在部队里林迎辉的枪法不错,却没立上什么大战功。别人都笑他怕死,他也就默认了。其实他知道自己不怕死亡,但就是没法下狠劲端起机枪扫射,总忘不了面对的是人。最后也升了点官,主要是靠负伤换来的。

当兵的生活使他的信仰与灵魂被撕裂着。他和部队里另外几个基督徒组织了一个小小的聚会,查经、祷告。但常常是刚刚安静在超越的平安中,又接到了战斗的命令。下次聚会时或许就少了一两个,但也会有新的人来。他们从不搞追思礼拜,因为太频繁了。每次上战场时,他都忍不住去想到十字架上的耶稣,想他悲悯注视的眼睛,只是他还是得去杀人,杀人是一个士兵的职责。这样的时候他就会饥渴地思念家乡的河流,思念斜阳下河流旁的爱情,然而他还是得举枪杀人,因为战友的血流在身旁。爱与仇恨就这样一天天地撕裂着他。二年后他当了解放军的战俘,然后当了解放军战士。生活却没有变,还是开枪,还是思念着河流与爱情。

……

信终于写完了,林迎辉匆匆地把信放进挎包里,心中默祷着陈雪依能看见这封信。然后他抬起头来准备去做上帝要他做的事,可是死亡却毫无耐心地来了。那一天的清晨,命运没有给予他兼顾爱情与使命的机会。将来一生都无法弥补那个清晨所留给他的自责。

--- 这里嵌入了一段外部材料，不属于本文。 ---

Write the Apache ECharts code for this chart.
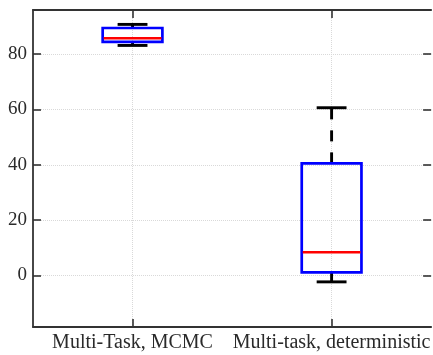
<!DOCTYPE html>
<html>
<head>
<meta charset="utf-8">
<script src="https://cdn.jsdelivr.net/npm/echarts@6/dist/echarts.min.js"></script>
<style>
html,body{margin:0;padding:0;background:#fff;}
#chart{width:433px;height:355px;}
</style>
</head>
<body>
<div id="chart"></div>
<script>
const categories = ['Multi-Task, MCMC', 'Multi-task, deterministic'];
const lowerWhisker = [83.1, -2.3];
const q1 = [84.4, 1.1];
const median = [85.7, 8.4];
const q3 = [89.4, 40.5];
const upperWhisker = [90.7, 60.6];
const yMin = -18.6;
const yMax = 95.9;

const boxData = categories.map((c, i) => [i, lowerWhisker[i], q1[i], median[i], q3[i], upperWhisker[i]]);

const font = 'Liberation Serif';
const axisColor = '#333';
const gridColor = '#d9d9d9';
const textColor = '#2a2a2a';

const chart = echarts.init(document.getElementById('chart'), null, {renderer: 'canvas'});

function renderBox(params, api) {
  const x = api.value(0);
  const band = api.size([1, 0])[0];
  const halfBox = band * 0.15;
  const halfCap = band * 0.075;
  const pLw = api.coord([x, api.value(1)]);
  const pQ1 = api.coord([x, api.value(2)]);
  const pMed = api.coord([x, api.value(3)]);
  const pQ3 = api.coord([x, api.value(4)]);
  const pUw = api.coord([x, api.value(5)]);
  const cx = pQ1[0];
  const whiskerStyle = {stroke: '#000', lineWidth: 2.9, lineDash: [11, 11], fill: null};
  const capStyle = {stroke: '#000', lineWidth: 2.9, fill: null};
  return {
    type: 'group',
    children: [
      {type: 'line', shape: {x1: cx, y1: pQ3[1], x2: cx, y2: pUw[1]}, style: whiskerStyle},
      {type: 'line', shape: {x1: cx, y1: pQ1[1], x2: cx, y2: pLw[1]}, style: whiskerStyle},
      {type: 'line', shape: {x1: cx - halfCap, y1: pUw[1], x2: cx + halfCap, y2: pUw[1]}, style: capStyle},
      {type: 'line', shape: {x1: cx - halfCap, y1: pLw[1], x2: cx + halfCap, y2: pLw[1]}, style: capStyle},
      {type: 'rect', shape: {x: cx - halfBox, y: pQ3[1], width: halfBox * 2, height: pQ1[1] - pQ3[1]},
        style: {stroke: '#0000ff', lineWidth: 2.7, fill: 'rgba(0,0,0,0)'}},
      {type: 'line', shape: {x1: cx - halfBox + 1, y1: pMed[1], x2: cx + halfBox - 1, y2: pMed[1]},
        style: {stroke: '#ff0000', lineWidth: 2.7}}
    ]
  };
}

chart.setOption({
  animation: false,
  backgroundColor: '#fff',
  grid: {left: 33, right: 0, top: 10, bottom: 28, containLabel: false},
  xAxis: [
    {
      type: 'category', data: categories, position: 'bottom',
      axisLine: {show: true, onZero: false, lineStyle: {color: axisColor, width: 1.8}},
      axisTick: {show: true, inside: true, length: 8, alignWithLabel: true, lineStyle: {color: axisColor, width: 1.6}},
      axisLabel: {show: true, color: textColor, fontFamily: font, fontSize: 20, margin: 6, interval: 0},
      splitLine: {show: false}
    },
    {
      type: 'category', data: categories, position: 'top',
      axisLine: {show: true, onZero: false, lineStyle: {color: axisColor, width: 1.8}},
      axisTick: {show: true, inside: true, length: 8, alignWithLabel: true, lineStyle: {color: axisColor, width: 1.6}},
      axisLabel: {show: false},
      splitLine: {show: false}
    },
    {
      type: 'value', min: -0.5, max: 1.5, splitNumber: 2, position: 'bottom',
      axisLine: {show: false, onZero: false}, axisTick: {show: false}, axisLabel: {show: false},
      splitLine: {show: true, showMinLine: false, showMaxLine: false, lineStyle: {color: gridColor, type: 'dotted', width: 1}}
    }
  ],
  yAxis: [
    {
      type: 'value', min: yMin, max: yMax, position: 'left',
      axisLine: {show: true, onZero: false, lineStyle: {color: axisColor, width: 1.8}},
      axisTick: {show: true, inside: true, length: 8, lineStyle: {color: axisColor, width: 1.6}},
      axisLabel: {show: true, color: textColor, fontFamily: font, fontSize: 19, margin: 6, showMinLabel: false, showMaxLabel: false,
        formatter: v => (Math.abs(v % 20) < 1e-6 ? String(v) : '')},
      splitLine: {show: true, showMinLine: false, showMaxLine: false, lineStyle: {color: gridColor, type: 'dotted', width: 1}}
    },
    {
      type: 'value', min: yMin, max: yMax, position: 'right',
      axisLine: {show: false, onZero: false},
      axisTick: {show: true, inside: true, length: 8, lineStyle: {color: axisColor, width: 1.6}},
      axisLabel: {show: false},
      splitLine: {show: false}
    }
  ],
  series: [
    {
      type: 'custom', xAxisIndex: 0, yAxisIndex: 0,
      renderItem: renderBox,
      encode: {x: 0, y: [1, 2, 3, 4, 5]},
      data: boxData,
      clip: false,
      z: 5
    }
  ]
});
</script>
</body>
</html>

仅仅只是一瞬,硝烟就遮蔽了蓝天。仅仅只是一瞬,枪声就代替了宁静。从清晨到午日,从午日到黄昏,枪管都烫软了,人也杀疯了。在那次战斗中,林迎辉出奇的勇猛。他没有觉得自己在杀人,只是拚命地想救人,救他的战友,救刚才那些望着雄鹰的眼睛。他要它们都睁着,而不是闭上,他渴望着它们能给他一个弥补的机会。可是人一个个地在他的面前倒下,眼睛一双双地在他的呼喊中闭上,血染红了天地,染红了他。在人类彼此的仇杀中,苍天沉默无语。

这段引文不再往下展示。